▸ Requirement:
Return the listing below verbatim. Pictures do not belong in the copy.
---------------
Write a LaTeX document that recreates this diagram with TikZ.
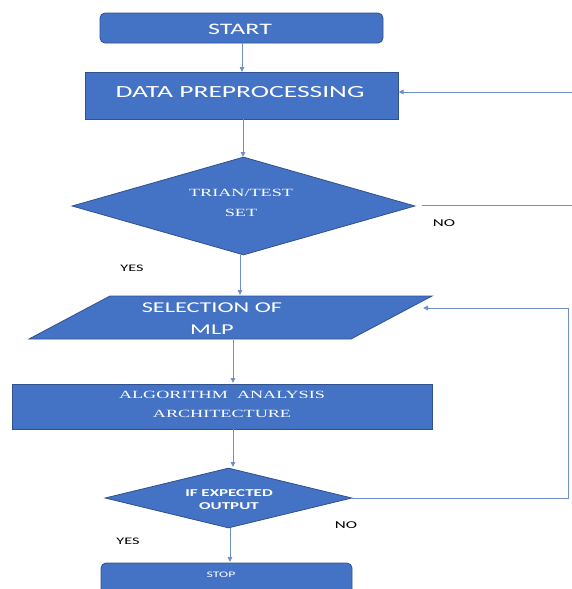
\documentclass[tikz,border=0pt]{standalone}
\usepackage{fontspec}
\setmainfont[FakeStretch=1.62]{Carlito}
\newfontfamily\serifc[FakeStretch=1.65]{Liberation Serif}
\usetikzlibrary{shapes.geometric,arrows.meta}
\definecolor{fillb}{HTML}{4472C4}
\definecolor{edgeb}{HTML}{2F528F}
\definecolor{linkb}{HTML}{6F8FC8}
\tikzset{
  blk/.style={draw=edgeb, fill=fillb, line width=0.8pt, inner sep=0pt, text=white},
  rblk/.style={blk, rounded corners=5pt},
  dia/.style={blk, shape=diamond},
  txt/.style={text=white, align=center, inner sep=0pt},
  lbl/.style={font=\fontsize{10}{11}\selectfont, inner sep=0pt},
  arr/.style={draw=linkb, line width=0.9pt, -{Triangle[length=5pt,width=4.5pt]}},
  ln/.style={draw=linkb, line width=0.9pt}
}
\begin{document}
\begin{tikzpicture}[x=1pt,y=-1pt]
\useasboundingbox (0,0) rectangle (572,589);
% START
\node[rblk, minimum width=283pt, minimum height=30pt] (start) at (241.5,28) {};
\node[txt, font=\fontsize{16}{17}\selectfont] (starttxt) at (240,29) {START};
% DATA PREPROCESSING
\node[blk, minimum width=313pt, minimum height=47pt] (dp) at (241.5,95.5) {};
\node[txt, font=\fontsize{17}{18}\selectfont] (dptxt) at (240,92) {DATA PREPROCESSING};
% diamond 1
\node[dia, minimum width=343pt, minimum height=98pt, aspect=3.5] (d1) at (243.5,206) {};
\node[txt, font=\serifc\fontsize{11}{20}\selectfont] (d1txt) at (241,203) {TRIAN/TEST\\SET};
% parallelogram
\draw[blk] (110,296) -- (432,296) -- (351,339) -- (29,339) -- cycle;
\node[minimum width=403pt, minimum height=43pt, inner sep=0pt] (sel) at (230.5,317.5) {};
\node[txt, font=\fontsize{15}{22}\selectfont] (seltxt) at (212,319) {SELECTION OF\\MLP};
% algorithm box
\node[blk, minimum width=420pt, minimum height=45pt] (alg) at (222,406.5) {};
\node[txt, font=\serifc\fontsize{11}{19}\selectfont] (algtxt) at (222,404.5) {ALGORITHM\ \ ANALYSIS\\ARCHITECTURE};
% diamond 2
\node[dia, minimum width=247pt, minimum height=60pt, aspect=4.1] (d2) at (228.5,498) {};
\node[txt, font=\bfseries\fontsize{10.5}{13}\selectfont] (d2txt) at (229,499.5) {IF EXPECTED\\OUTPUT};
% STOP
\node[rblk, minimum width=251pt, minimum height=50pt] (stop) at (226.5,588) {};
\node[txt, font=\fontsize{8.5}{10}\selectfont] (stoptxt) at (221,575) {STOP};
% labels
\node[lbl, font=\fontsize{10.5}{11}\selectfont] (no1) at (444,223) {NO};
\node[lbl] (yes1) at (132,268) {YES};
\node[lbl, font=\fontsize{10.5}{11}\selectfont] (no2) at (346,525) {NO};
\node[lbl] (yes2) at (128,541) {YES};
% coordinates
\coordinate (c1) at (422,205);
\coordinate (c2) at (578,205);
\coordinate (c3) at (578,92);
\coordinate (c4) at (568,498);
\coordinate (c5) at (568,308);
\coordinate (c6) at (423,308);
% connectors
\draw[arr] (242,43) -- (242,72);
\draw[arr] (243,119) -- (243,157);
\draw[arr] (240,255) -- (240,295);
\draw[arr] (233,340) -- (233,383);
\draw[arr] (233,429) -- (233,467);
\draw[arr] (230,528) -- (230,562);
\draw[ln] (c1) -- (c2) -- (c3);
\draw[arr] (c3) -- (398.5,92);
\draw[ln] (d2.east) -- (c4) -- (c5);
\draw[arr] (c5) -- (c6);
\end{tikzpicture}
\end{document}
---------------
▸ Correct answer:
Write a LaTeX document that recreates this diagram with TikZ.
\documentclass[tikz,border=0pt]{standalone}
\usepackage{fontspec}
\setmainfont[FakeStretch=1.62]{Carlito}
\newfontfamily\serifc[FakeStretch=1.65]{Liberation Serif}
\usetikzlibrary{shapes.geometric,arrows.meta}
\definecolor{fillb}{HTML}{4472C4}
\definecolor{edgeb}{HTML}{2F528F}
\definecolor{linkb}{HTML}{6F8FC8}
\tikzset{
  blk/.style={draw=edgeb, fill=fillb, line width=0.8pt, inner sep=0pt, text=white},
  rblk/.style={blk, rounded corners=5pt},
  dia/.style={blk, shape=diamond},
  txt/.style={text=white, align=center, inner sep=0pt},
  lbl/.style={font=\fontsize{10}{11}\selectfont, inner sep=0pt},
  arr/.style={draw=linkb, line width=0.9pt, -{Triangle[length=5pt,width=4.5pt]}},
  ln/.style={draw=linkb, line width=0.9pt}
}
\begin{document}
\begin{tikzpicture}[x=1pt,y=-1pt]
\useasboundingbox (0,0) rectangle (572,589);
% START
\node[rblk, minimum width=283pt, minimum height=30pt] (start) at (241.5,28) {};
\node[txt, font=\fontsize{16}{17}\selectfont] (starttxt) at (240,29) {START};
% DATA PREPROCESSING
\node[blk, minimum width=313pt, minimum height=47pt] (dp) at (241.5,95.5) {};
\node[txt, font=\fontsize{17}{18}\selectfont] (dptxt) at (240,92) {DATA PREPROCESSING};
% diamond 1
\node[dia, minimum width=343pt, minimum height=98pt, aspect=3.5] (d1) at (243.5,206) {};
\node[txt, font=\serifc\fontsize{11}{20}\selectfont] (d1txt) at (241,203) {TRIAN/TEST\\SET};
% parallelogram
\draw[blk] (110,296) -- (432,296) -- (351,339) -- (29,339) -- cycle;
\node[minimum width=403pt, minimum height=43pt, inner sep=0pt] (sel) at (230.5,317.5) {};
\node[txt, font=\fontsize{15}{22}\selectfont] (seltxt) at (212,319) {SELECTION OF\\MLP};
% algorithm box
\node[blk, minimum width=420pt, minimum height=45pt] (alg) at (222,406.5) {};
\node[txt, font=\serifc\fontsize{11}{19}\selectfont] (algtxt) at (222,404.5) {ALGORITHM\ \ ANALYSIS\\ARCHITECTURE};
% diamond 2
\node[dia, minimum width=247pt, minimum height=60pt, aspect=4.1] (d2) at (228.5,498) {};
\node[txt, font=\bfseries\fontsize{10.5}{13}\selectfont] (d2txt) at (229,499.5) {IF EXPECTED\\OUTPUT};
% STOP
\node[rblk, minimum width=251pt, minimum height=50pt] (stop) at (226.5,588) {};
\node[txt, font=\fontsize{8.5}{10}\selectfont] (stoptxt) at (221,575) {STOP};
% labels
\node[lbl, font=\fontsize{10.5}{11}\selectfont] (no1) at (444,223) {NO};
\node[lbl] (yes1) at (132,268) {YES};
\node[lbl, font=\fontsize{10.5}{11}\selectfont] (no2) at (346,525) {NO};
\node[lbl] (yes2) at (128,541) {YES};
% coordinates
\coordinate (c1) at (422,205);
\coordinate (c2) at (578,205);
\coordinate (c3) at (578,92);
\coordinate (c4) at (568,498);
\coordinate (c5) at (568,308);
\coordinate (c6) at (423,308);
% connectors
\draw[arr] (242,43) -- (242,72);
\draw[arr] (243,119) -- (243,157);
\draw[arr] (240,255) -- (240,295);
\draw[arr] (233,340) -- (233,383);
\draw[arr] (233,429) -- (233,467);
\draw[arr] (230,528) -- (230,562);
\draw[ln] (c1) -- (c2) -- (c3);
\draw[arr] (c3) -- (398.5,92);
\draw[ln] (d2.east) -- (c4) -- (c5);
\draw[arr] (c5) -- (c6);
\end{tikzpicture}
\end{document}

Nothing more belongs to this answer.